Industri makanan dan minuman, lanjut dia, juga termasuk sektor yang tetap tumbuh positif di tengah pandemi Covid-19 karena produk dari industri tersebut merupakan barang konsumsi yang tetap dibutuhkan masyarakat.
Selanjutnya, yakni industri otomotif, yang memang pada dasarnya sudah kuat dan tinggal menunggu waktu untuk pulih. Ini pendapat Faisal Basri.
Eko menambahkan investasi industri manufaktur bisa menjadi penopang pemulihan ekonomi nasional pada 2021. Investasi industri manufaktur pada tahun depan diproyeksi tumbuh sebesar 22 persen atau mencapai Rp323,56 triliun.
?Kemenperin mencatat investasi manufaktur pada Januari-September 2020 tumbuh 37,1 persen dibanding pada periode yang sama tahun lalu.
Ini membuktikan bahwa investasi sektor industri tak terpengaruh oleh pandemi Covid-19, ujar Eko.
Investasi terbesar disumbangkan oleh industri logam dasar, barang logam, dan bukan mesin sebesar Rp69,79 triliun, kemudian industri makanan Rp40,53 triliun, serta industri kimia farmasi Rp35,63 triliun.
Meski terhantam pandemi, menurut Eko, industri manufaktur menjadi sektor ekonomi yang strategis.
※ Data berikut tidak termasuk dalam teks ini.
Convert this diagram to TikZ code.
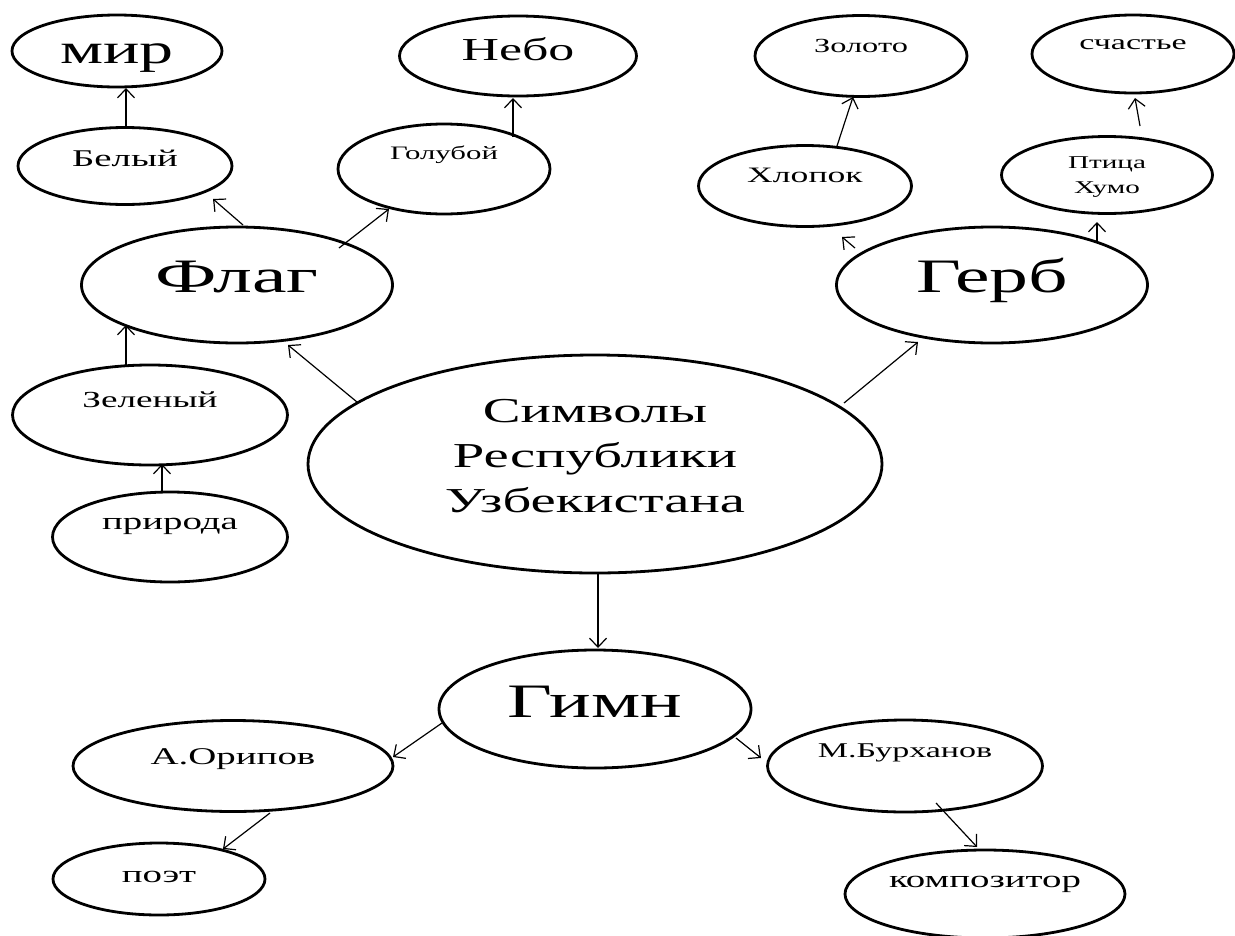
\documentclass[tikz,border=0pt]{standalone}
\usepackage{fontspec}
\setmainfont{Liberation Serif}[FakeStretch=1.62]
\usetikzlibrary{arrows.meta,shapes.geometric}
\tikzset{
  ell/.style={draw, line width=2.8pt, ellipse, inner sep=0pt},
  arr/.style={line width=1.2pt, -{Straight Barb[length=9pt,width=17pt,line width=1.2pt]}},
  lbl/.style={anchor=base, inner sep=0pt, font=\fontsize{#1pt}{#1pt}\selectfont},
}
\begin{document}
\begin{tikzpicture}[x=1pt,y=-1pt]
\useasboundingbox (0,0) rectangle (1235,935);
% ellipses
\node[ell, minimum width=210pt, minimum height=72pt]  (mir)  at (117,51)  {};
\node[ell, minimum width=214pt, minimum height=77pt]  (bel)  at (125,166) {};
\node[ell, minimum width=237pt, minimum height=80pt]  (neb)  at (518,56)  {};
\node[ell, minimum width=212pt, minimum height=90pt]  (gol)  at (444,169) {};
\node[ell, minimum width=212pt, minimum height=81pt]  (zol)  at (861,56)  {};
\node[ell, minimum width=202pt, minimum height=78pt]  (sch)  at (1133,54) {};
\node[ell, minimum width=213pt, minimum height=81pt]  (hlo)  at (805,186) {};
\node[ell, minimum width=211pt, minimum height=77pt]  (pti)  at (1107,175) {};
\node[ell, minimum width=311pt, minimum height=116pt] (flag) at (237,285) {};
\node[ell, minimum width=311pt, minimum height=116pt] (gerb) at (992,285) {};
\node[ell, minimum width=275pt, minimum height=100pt] (zel)  at (150,415) {};
\node[ell, minimum width=235pt, minimum height=90pt]  (pri)  at (170,537) {};
\node[ell, minimum width=574pt, minimum height=218pt] (main) at (595,464) {};
\node[ell, minimum width=312pt, minimum height=118pt] (gimn) at (595,709) {};
\node[ell, minimum width=320pt, minimum height=91pt]  (ori)  at (233,766) {};
\node[ell, minimum width=212pt, minimum height=72pt]  (poet) at (159,879) {};
\node[ell, minimum width=275pt, minimum height=92pt]  (bur)  at (905,766) {};
\node[ell, minimum width=280pt, minimum height=88pt]  (komp) at (985,894) {};
% texts
\node[lbl=42] (mirT)  at ([yshift=-12pt]mir.center) {мир};
\node[lbl=24] (belT)  at (bel.center) {Белый};
\node[lbl=32] (nebT)  at ([yshift=-4pt]neb.center) {Небо};
\node[lbl=19] (golT)  at ([yshift=10pt]gol.center) {Голубой};
\node[lbl=20] (zolT)  at ([yshift=4pt]zol.center) {Золото};
\node[lbl=21] (schT)  at ([yshift=5pt]sch.center) {счастье};
\node[lbl=22] (hloT)  at ([yshift=4pt]hlo.center) {Хлопок};
\node[anchor=base, inner sep=0pt, align=center, font=\fontsize{18pt}{25pt}\selectfont] (ptiT) at ([yshift=-18pt]pti.center) {Птица\\Хумо};
\node[lbl=48] (flagT) at ([yshift=-7pt]flag.center) {Флаг};
\node[lbl=48] (gerbT) at ([yshift=-7pt]gerb.center) {Герб};
\node[lbl=23] (zelT)  at ([yshift=8pt]zel.center) {Зеленый};
\node[lbl=24] (priT)  at ([yshift=8pt]pri.center) {природа};
\node[anchor=base, inner sep=0pt, align=center, font=\fontsize{35pt}{45pt}\selectfont] (mainT) at ([yshift=-48pt]main.center) {Символы\\Республики\\Узбекистана};
\node[lbl=48] (gimnT) at ([yshift=-8pt]gimn.center) {Гимн};
\node[lbl=24] (oriT)  at ([yshift=2pt]ori.center) {А.Орипов};
\node[lbl=24] (poetT) at ([yshift=-3pt]poet.center) {поэт};
\node[lbl=21] (burT)  at ([yshift=9pt]bur.center) {М.Бурханов};
\node[lbl=24] (kompT) at ([yshift=7pt]komp.center) {композитор};
% connectors
\draw[arr] ([xshift=1pt,yshift=38pt]bel.center) -- ([xshift=9pt,yshift=-37pt]mir.center);
\draw[arr] ([xshift=6pt,yshift=60pt]flag.center) -- ([xshift=88pt,yshift=-33pt]bel.center);
\draw[arr] ([xshift=102pt,yshift=37pt]flag.center) -- ([xshift=-55pt,yshift=-40pt]gol.center);
\draw[arr] ([xshift=69pt,yshift=32pt]gol.center) -- ([xshift=-5pt,yshift=-42pt]neb.center);
\draw[arr] ([xshift=32pt,yshift=40pt]hlo.center) -- ([xshift=-8pt,yshift=-41pt]zol.center);
\draw[arr] ([xshift=-137pt,yshift=37pt]gerb.center) -- ([xshift=37pt,yshift=-51pt]hlo.center);
\draw[arr] ([xshift=105pt,yshift=44pt]gerb.center) -- ([xshift=-10pt,yshift=-47pt]pti.center);
\draw[arr] ([xshift=33pt,yshift=49pt]pti.center) -- ([xshift=2pt,yshift=-44pt]sch.center);
\draw[arr] ([xshift=-238pt,yshift=62pt]main.center) -- ([xshift=51pt,yshift=-60pt]flag.center);
\draw[arr] ([xshift=249pt,yshift=61pt]main.center) -- ([xshift=-74pt,yshift=-57pt]gerb.center);
\draw[arr] ([xshift=3pt,yshift=-109pt]main.center) -- ([xshift=3pt,yshift=61pt]gimn.center);
\draw[arr] ([xshift=-24pt,yshift=50pt]zel.center) -- ([xshift=-111pt,yshift=-40pt]flag.center);
\draw[arr] ([xshift=-8pt,yshift=46pt]pri.center) -- ([xshift=12pt,yshift=-49pt]zel.center);
\draw[arr] ([xshift=-153pt,yshift=-14pt]gimn.center) -- ([xshift=160pt,yshift=9pt]ori.center);
\draw[arr] ([xshift=141pt,yshift=-29pt]gimn.center) -- ([xshift=-144pt,yshift=8pt]bur.center);
\draw[arr] ([xshift=37pt,yshift=-47pt]ori.center) -- ([xshift=64pt,yshift=30pt]poet.center);
\draw[arr] ([xshift=31pt,yshift=-37pt]bur.center) -- ([xshift=-8pt,yshift=47pt]komp.center);
\end{tikzpicture}
\end{document}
Hal itu tampak dari kontribusi sektor pengolahan nonmigas terhadap produk domestik bruto (PDB) yang mencapai 17,9 persen, terbesar dibanding sektor lainnya.
Pendapat kalangan dunia usaha tentu sangat penting. Wakil Ketua Umum Asosiasi Pengusaha Indonesia (Apindo) Shinta W. Kamdani mengemukakan, untuk menggenjot investasi industri dibutuhkan pemetaan sektor-sektor prioritas yang bakal menjadi unggulan. Tak semua dapat diraih. Harus ada strategi untuk mengedepankan mana yang paling penting dan paling mungkin.
Strategi berikutnya adalah meningkatkan kualitas sumber daya manusia serta meningkatkan daya saing iklim usaha. Stimulus juga sangat penting karena dalam kondisi yang masih belum kembali normal, dibutuhkan dorongan stimulus, baik untuk sisi suplai maupun permintaan.